The city of Ceres took the first step Monday in outlawing camping in commercial parking lots following a recent City Council meeting in which residents voiced concerns about blight from the problem.

The Ceres Planning Commission approved text amendments to the Ceres Municipal Code that would ban overnight camping in various zones.

John Warren addressed the Ceres City Council last month, calling attention to the growing presence of homeless persons camping out on the south side of Hatch Road which he said had “gotten out of control.” He provided the council with photos taken the week of Oct. 11-17 showing a dirty motorhome in the parking lot west of the Wendy’s restaurant surrounded by several shopping carts filled with junk and two other junky cars parked next to it. One of the vehicles was on a jack for repairs on a wheel.

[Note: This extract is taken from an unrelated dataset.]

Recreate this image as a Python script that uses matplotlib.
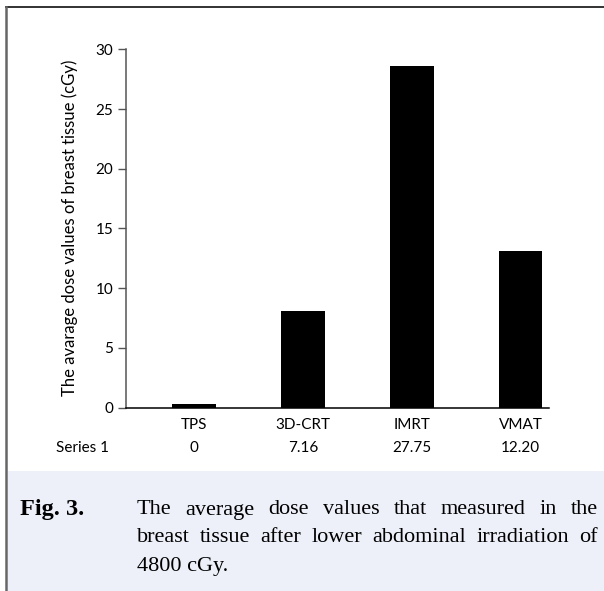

The City does not currently have an ordinance in place that regulates overnight camping except for the city’s parks. The ordinance changes proposed would forbid anyone from overnight camping – even in RVs – in all public or private commercial and industrial related zoned properties. The ban covers the time period from 12 midnight to 5 a.m.

Any person violating the new law will be issued a written cease and desist notice. The written notice shall state that the individual has five days to cease any and all violations or be issued an infraction. The city manager could dismiss the charge if “in the interest of justice, at the time of citation issuance, all local homeless shelters were full to capacity, the person cited had no reasonable or adequate alternative course of action, and the person cited did not substantially contribute to the circumstances necessitating camping as his or her only reasonable course of action.”

The panel also approved a clarification in the code that outdoor cultivation of cannabis is banned.

“Following the adoption of the 2020 update it was noted by staff and council that additional language was needed to further clarify that outdoor cultivation of cannabis would not be permitted in any properties under the city’s jurisdictional authority,” said Senior Planner James Michaels.

State law and the city allow up to six marijuana plants to be grown indoors.

The two changes were approved by the Planning Commission in a 4-0 vote cast by Gary Del Nero, Bob Kachel, Bret Silveira and Chairperson Laurie Smith. Dave Johnson was not present.